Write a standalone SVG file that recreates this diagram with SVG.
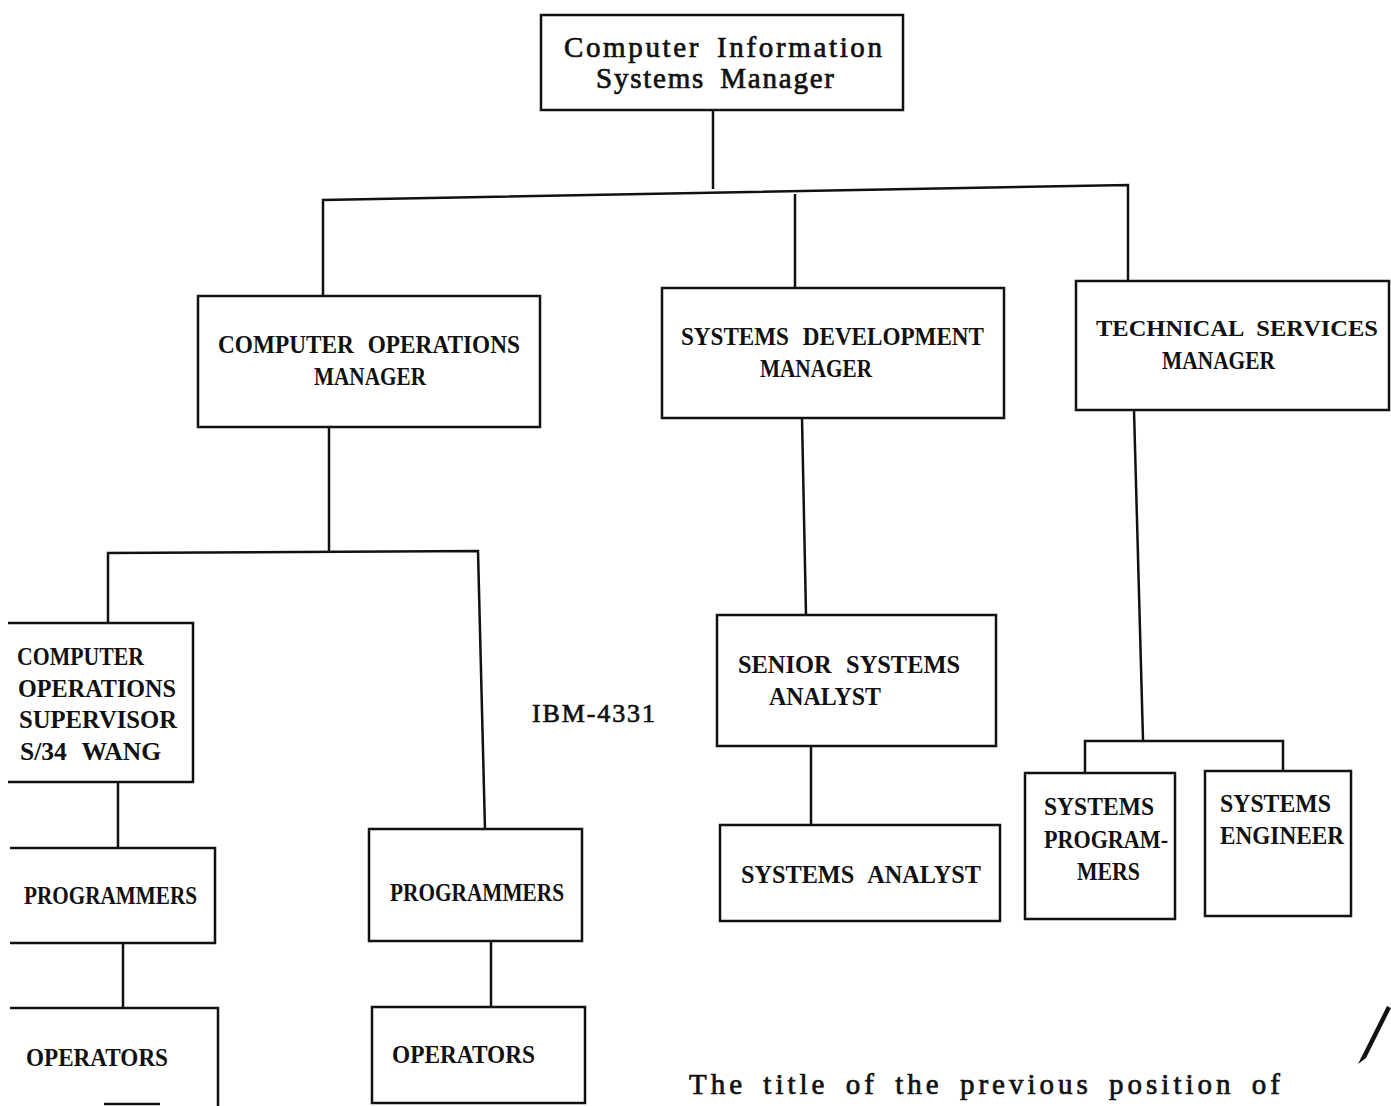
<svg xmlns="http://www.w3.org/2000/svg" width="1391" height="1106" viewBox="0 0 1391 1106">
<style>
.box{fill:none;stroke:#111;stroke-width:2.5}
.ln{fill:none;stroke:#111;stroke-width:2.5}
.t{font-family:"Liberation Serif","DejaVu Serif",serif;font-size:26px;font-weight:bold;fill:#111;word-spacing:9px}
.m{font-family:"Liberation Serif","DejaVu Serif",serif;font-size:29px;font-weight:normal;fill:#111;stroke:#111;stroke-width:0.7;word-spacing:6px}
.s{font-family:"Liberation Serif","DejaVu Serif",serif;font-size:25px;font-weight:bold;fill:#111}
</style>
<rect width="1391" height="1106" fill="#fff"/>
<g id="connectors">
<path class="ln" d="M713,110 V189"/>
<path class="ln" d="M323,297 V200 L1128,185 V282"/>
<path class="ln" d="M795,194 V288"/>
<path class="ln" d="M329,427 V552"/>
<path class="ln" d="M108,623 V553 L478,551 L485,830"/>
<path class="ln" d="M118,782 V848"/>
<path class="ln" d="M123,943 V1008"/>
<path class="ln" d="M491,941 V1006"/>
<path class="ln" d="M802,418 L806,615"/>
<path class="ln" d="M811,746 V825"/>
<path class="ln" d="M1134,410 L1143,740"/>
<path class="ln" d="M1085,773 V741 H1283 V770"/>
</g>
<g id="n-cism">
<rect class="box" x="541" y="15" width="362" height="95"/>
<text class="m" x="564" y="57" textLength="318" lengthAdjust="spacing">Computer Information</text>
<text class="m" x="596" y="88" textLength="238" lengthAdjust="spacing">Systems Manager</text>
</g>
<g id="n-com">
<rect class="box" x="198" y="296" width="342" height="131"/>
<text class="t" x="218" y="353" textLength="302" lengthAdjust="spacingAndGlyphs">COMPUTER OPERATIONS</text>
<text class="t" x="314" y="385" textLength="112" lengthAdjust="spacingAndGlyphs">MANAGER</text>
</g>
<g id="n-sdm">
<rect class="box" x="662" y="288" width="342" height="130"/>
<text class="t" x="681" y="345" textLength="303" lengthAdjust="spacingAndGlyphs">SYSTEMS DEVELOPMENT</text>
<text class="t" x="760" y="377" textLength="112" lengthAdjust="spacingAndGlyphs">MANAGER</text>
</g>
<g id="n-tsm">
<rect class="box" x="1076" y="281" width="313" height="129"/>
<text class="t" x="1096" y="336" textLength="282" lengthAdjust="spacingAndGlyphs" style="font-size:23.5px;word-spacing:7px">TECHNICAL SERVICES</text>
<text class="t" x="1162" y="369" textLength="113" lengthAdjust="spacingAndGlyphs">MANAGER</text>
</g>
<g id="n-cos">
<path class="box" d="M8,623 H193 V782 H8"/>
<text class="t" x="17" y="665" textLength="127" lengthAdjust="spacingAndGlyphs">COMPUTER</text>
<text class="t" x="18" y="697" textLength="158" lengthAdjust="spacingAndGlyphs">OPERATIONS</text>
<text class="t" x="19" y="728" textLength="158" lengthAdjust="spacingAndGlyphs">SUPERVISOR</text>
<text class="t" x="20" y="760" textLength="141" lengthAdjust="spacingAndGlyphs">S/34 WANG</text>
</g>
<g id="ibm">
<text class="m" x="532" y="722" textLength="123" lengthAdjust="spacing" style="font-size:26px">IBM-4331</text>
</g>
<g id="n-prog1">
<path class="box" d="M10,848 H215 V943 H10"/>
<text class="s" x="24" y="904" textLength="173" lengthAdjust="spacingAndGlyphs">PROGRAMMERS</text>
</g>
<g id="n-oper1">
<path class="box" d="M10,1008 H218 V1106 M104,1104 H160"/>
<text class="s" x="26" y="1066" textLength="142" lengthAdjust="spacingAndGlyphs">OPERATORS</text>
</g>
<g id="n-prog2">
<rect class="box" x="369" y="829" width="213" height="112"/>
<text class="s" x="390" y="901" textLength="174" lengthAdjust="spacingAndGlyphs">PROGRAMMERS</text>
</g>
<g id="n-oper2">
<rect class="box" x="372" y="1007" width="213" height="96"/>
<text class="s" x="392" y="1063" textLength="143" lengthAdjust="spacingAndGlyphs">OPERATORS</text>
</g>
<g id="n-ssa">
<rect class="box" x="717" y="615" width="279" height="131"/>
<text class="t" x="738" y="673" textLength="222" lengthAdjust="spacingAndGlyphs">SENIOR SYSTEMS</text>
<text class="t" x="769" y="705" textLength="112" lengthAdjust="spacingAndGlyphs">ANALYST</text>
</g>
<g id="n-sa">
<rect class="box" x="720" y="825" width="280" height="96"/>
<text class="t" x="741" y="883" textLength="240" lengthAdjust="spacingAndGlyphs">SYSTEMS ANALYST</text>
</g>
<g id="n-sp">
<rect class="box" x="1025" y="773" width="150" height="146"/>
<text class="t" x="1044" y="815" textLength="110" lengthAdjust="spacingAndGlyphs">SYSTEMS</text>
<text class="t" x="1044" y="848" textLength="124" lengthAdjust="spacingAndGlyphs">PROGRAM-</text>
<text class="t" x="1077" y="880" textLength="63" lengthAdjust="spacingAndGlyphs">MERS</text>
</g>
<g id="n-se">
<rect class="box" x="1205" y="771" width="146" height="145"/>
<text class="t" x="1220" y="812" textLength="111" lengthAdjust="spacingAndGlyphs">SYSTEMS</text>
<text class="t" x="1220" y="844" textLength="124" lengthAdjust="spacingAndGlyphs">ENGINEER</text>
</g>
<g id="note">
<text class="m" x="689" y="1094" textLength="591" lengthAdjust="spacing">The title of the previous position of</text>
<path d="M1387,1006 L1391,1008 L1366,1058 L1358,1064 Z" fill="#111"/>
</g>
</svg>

--------

__INSTRUCTION__
Each line of the data is to be duplicated exactly; pictures stay out of the copy.

__RESPONSE__
Write a standalone SVG file that recreates this diagram with SVG.
<svg xmlns="http://www.w3.org/2000/svg" width="1391" height="1106" viewBox="0 0 1391 1106">
<style>
.box{fill:none;stroke:#111;stroke-width:2.5}
.ln{fill:none;stroke:#111;stroke-width:2.5}
.t{font-family:"Liberation Serif","DejaVu Serif",serif;font-size:26px;font-weight:bold;fill:#111;word-spacing:9px}
.m{font-family:"Liberation Serif","DejaVu Serif",serif;font-size:29px;font-weight:normal;fill:#111;stroke:#111;stroke-width:0.7;word-spacing:6px}
.s{font-family:"Liberation Serif","DejaVu Serif",serif;font-size:25px;font-weight:bold;fill:#111}
</style>
<rect width="1391" height="1106" fill="#fff"/>
<g id="connectors">
<path class="ln" d="M713,110 V189"/>
<path class="ln" d="M323,297 V200 L1128,185 V282"/>
<path class="ln" d="M795,194 V288"/>
<path class="ln" d="M329,427 V552"/>
<path class="ln" d="M108,623 V553 L478,551 L485,830"/>
<path class="ln" d="M118,782 V848"/>
<path class="ln" d="M123,943 V1008"/>
<path class="ln" d="M491,941 V1006"/>
<path class="ln" d="M802,418 L806,615"/>
<path class="ln" d="M811,746 V825"/>
<path class="ln" d="M1134,410 L1143,740"/>
<path class="ln" d="M1085,773 V741 H1283 V770"/>
</g>
<g id="n-cism">
<rect class="box" x="541" y="15" width="362" height="95"/>
<text class="m" x="564" y="57" textLength="318" lengthAdjust="spacing">Computer Information</text>
<text class="m" x="596" y="88" textLength="238" lengthAdjust="spacing">Systems Manager</text>
</g>
<g id="n-com">
<rect class="box" x="198" y="296" width="342" height="131"/>
<text class="t" x="218" y="353" textLength="302" lengthAdjust="spacingAndGlyphs">COMPUTER OPERATIONS</text>
<text class="t" x="314" y="385" textLength="112" lengthAdjust="spacingAndGlyphs">MANAGER</text>
</g>
<g id="n-sdm">
<rect class="box" x="662" y="288" width="342" height="130"/>
<text class="t" x="681" y="345" textLength="303" lengthAdjust="spacingAndGlyphs">SYSTEMS DEVELOPMENT</text>
<text class="t" x="760" y="377" textLength="112" lengthAdjust="spacingAndGlyphs">MANAGER</text>
</g>
<g id="n-tsm">
<rect class="box" x="1076" y="281" width="313" height="129"/>
<text class="t" x="1096" y="336" textLength="282" lengthAdjust="spacingAndGlyphs" style="font-size:23.5px;word-spacing:7px">TECHNICAL SERVICES</text>
<text class="t" x="1162" y="369" textLength="113" lengthAdjust="spacingAndGlyphs">MANAGER</text>
</g>
<g id="n-cos">
<path class="box" d="M8,623 H193 V782 H8"/>
<text class="t" x="17" y="665" textLength="127" lengthAdjust="spacingAndGlyphs">COMPUTER</text>
<text class="t" x="18" y="697" textLength="158" lengthAdjust="spacingAndGlyphs">OPERATIONS</text>
<text class="t" x="19" y="728" textLength="158" lengthAdjust="spacingAndGlyphs">SUPERVISOR</text>
<text class="t" x="20" y="760" textLength="141" lengthAdjust="spacingAndGlyphs">S/34 WANG</text>
</g>
<g id="ibm">
<text class="m" x="532" y="722" textLength="123" lengthAdjust="spacing" style="font-size:26px">IBM-4331</text>
</g>
<g id="n-prog1">
<path class="box" d="M10,848 H215 V943 H10"/>
<text class="s" x="24" y="904" textLength="173" lengthAdjust="spacingAndGlyphs">PROGRAMMERS</text>
</g>
<g id="n-oper1">
<path class="box" d="M10,1008 H218 V1106 M104,1104 H160"/>
<text class="s" x="26" y="1066" textLength="142" lengthAdjust="spacingAndGlyphs">OPERATORS</text>
</g>
<g id="n-prog2">
<rect class="box" x="369" y="829" width="213" height="112"/>
<text class="s" x="390" y="901" textLength="174" lengthAdjust="spacingAndGlyphs">PROGRAMMERS</text>
</g>
<g id="n-oper2">
<rect class="box" x="372" y="1007" width="213" height="96"/>
<text class="s" x="392" y="1063" textLength="143" lengthAdjust="spacingAndGlyphs">OPERATORS</text>
</g>
<g id="n-ssa">
<rect class="box" x="717" y="615" width="279" height="131"/>
<text class="t" x="738" y="673" textLength="222" lengthAdjust="spacingAndGlyphs">SENIOR SYSTEMS</text>
<text class="t" x="769" y="705" textLength="112" lengthAdjust="spacingAndGlyphs">ANALYST</text>
</g>
<g id="n-sa">
<rect class="box" x="720" y="825" width="280" height="96"/>
<text class="t" x="741" y="883" textLength="240" lengthAdjust="spacingAndGlyphs">SYSTEMS ANALYST</text>
</g>
<g id="n-sp">
<rect class="box" x="1025" y="773" width="150" height="146"/>
<text class="t" x="1044" y="815" textLength="110" lengthAdjust="spacingAndGlyphs">SYSTEMS</text>
<text class="t" x="1044" y="848" textLength="124" lengthAdjust="spacingAndGlyphs">PROGRAM-</text>
<text class="t" x="1077" y="880" textLength="63" lengthAdjust="spacingAndGlyphs">MERS</text>
</g>
<g id="n-se">
<rect class="box" x="1205" y="771" width="146" height="145"/>
<text class="t" x="1220" y="812" textLength="111" lengthAdjust="spacingAndGlyphs">SYSTEMS</text>
<text class="t" x="1220" y="844" textLength="124" lengthAdjust="spacingAndGlyphs">ENGINEER</text>
</g>
<g id="note">
<text class="m" x="689" y="1094" textLength="591" lengthAdjust="spacing">The title of the previous position of</text>
<path d="M1387,1006 L1391,1008 L1366,1058 L1358,1064 Z" fill="#111"/>
</g>
</svg>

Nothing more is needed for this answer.